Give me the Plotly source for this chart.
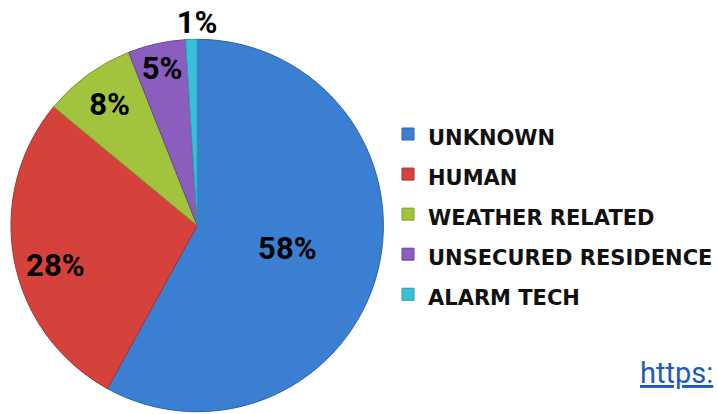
import plotly.graph_objects as go

categories = ["UNKNOWN", "HUMAN", "WEATHER RELATED", "UNSECURED RESIDENCE", "ALARM TECH"]
values = [58, 28, 8, 5, 1]
colors = ["#3b7fd3", "#d5423c", "#a2c33e", "#8a5dbf", "#3bbfd9"]
outline_colors = ["#2f62a3", "#a8322d", "#7e9a2c", "#6a4597", "#2a98ad"]
link_text = "https:"

NBSP = "\u00a0"
pct = [f"{v}%" for v in values]
# slice labels (the 1% one is shown above the pie, as in the original)
slice_text = [pct[0], NBSP + "<br>" + pct[1] + NBSP * 10, pct[2], pct[3], ""]
legend_labels = ["<span style='font-size:21px'>" + c + "</span>" for c in categories]

fig = go.Figure(
    go.Pie(
        labels=legend_labels,
        values=values,
        sort=False,
        direction="clockwise",
        rotation=0,
        marker=dict(colors=colors, line=dict(color=outline_colors, width=1)),
        text=slice_text,
        textinfo="text",
        textposition="inside",
        insidetextorientation="horizontal",
        textfont=dict(family="Roboto", size=31, color="black", weight="bold"),
        title=dict(
            text=pct[4],
            position="top center",
            font=dict(family="Roboto", size=31, color="black", weight="bold"),
        ),
        domain=dict(x=[11 / 718, 385 / 718], y=[0.0, 1.0]),
        hoverinfo="skip",
    )
)

fig.update_layout(
    width=718,
    height=414,
    margin=dict(l=0, r=0, t=0, b=0),
    paper_bgcolor="white",
    plot_bgcolor="white",
    uniformtext=dict(minsize=31, mode="show"),
    legend=dict(
        x=0.543,
        xanchor="left",
        y=0.7367,
        yanchor="top",
        font=dict(family="DejaVu Sans", size=28.5, color="#111111", weight="bold"),
        bgcolor="rgba(0,0,0,0)",
    ),
    annotations=[
        dict(
            text="<u>" + link_text + "</u>",
            x=641 / 718,
            y=1 - 373 / 414,
            xref="paper",
            yref="paper",
            xanchor="left",
            yanchor="middle",
            showarrow=False,
            font=dict(family="Roboto", size=29, color="#1a5cb8"),
        )
    ],
)

fig.write_html(
    "out.html",
    config={"displayModeBar": False},
    post_script="document.body.style.margin='0px';",
)
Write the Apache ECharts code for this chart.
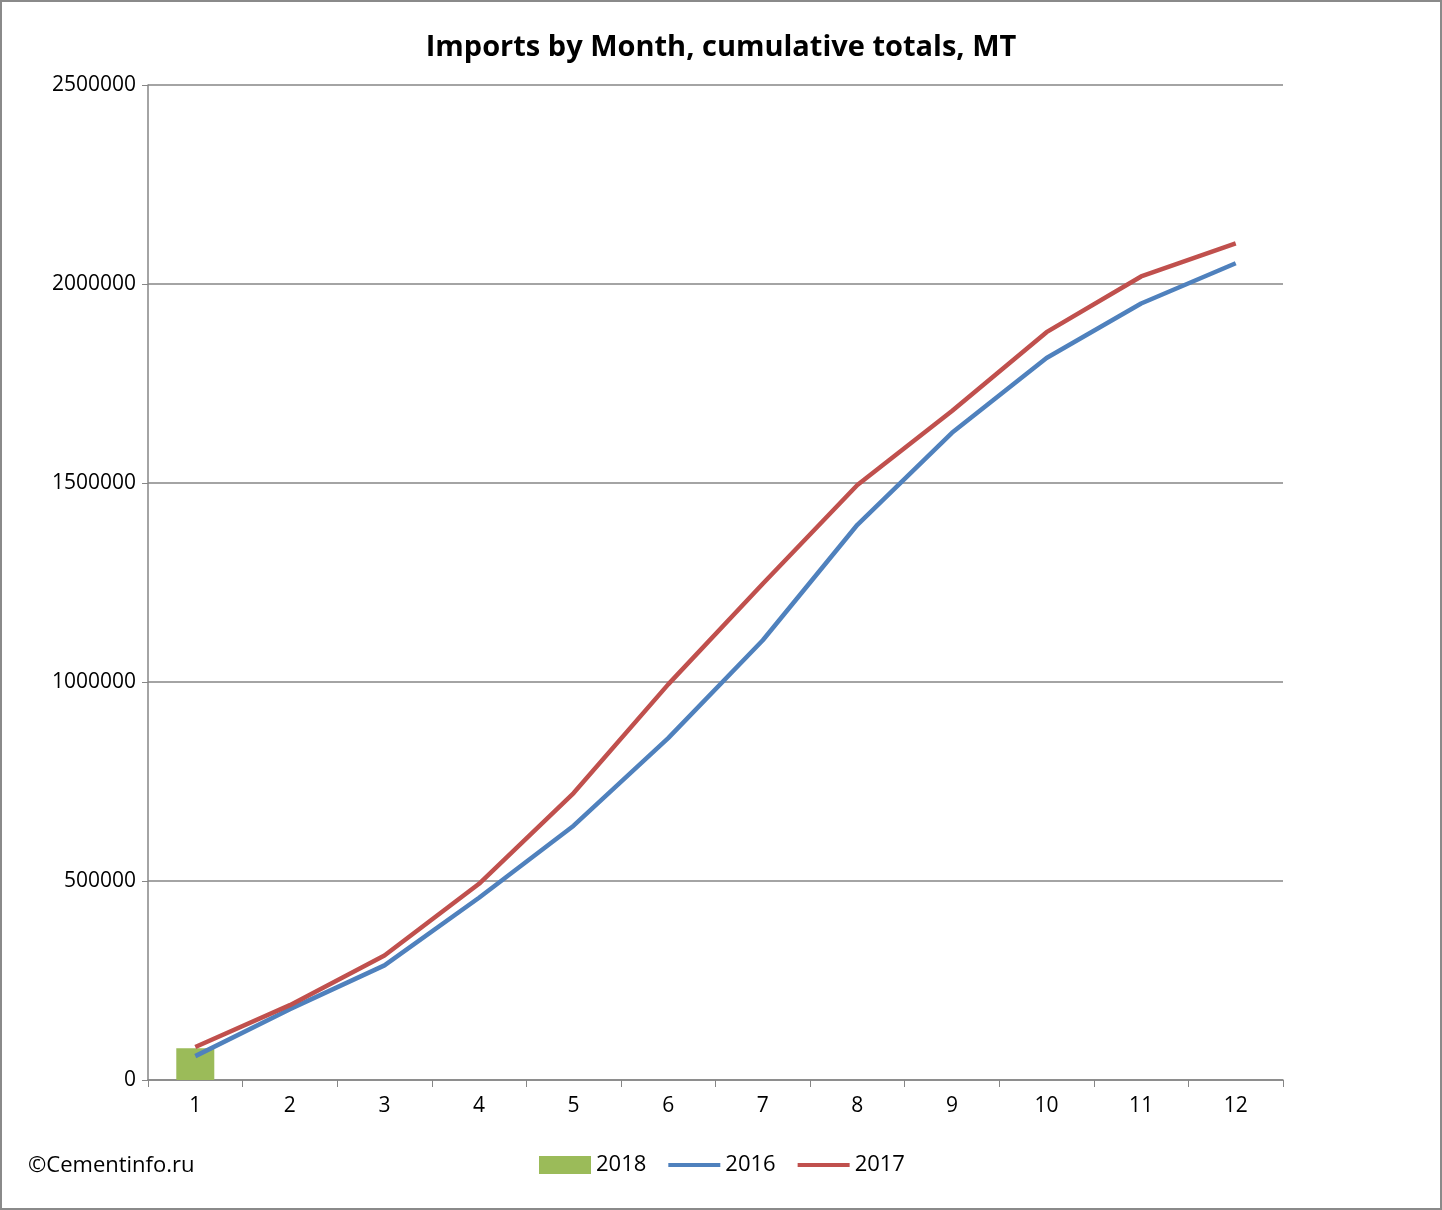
-- -- --
Return only the number of lines in the preceding records that contain the string "this".

2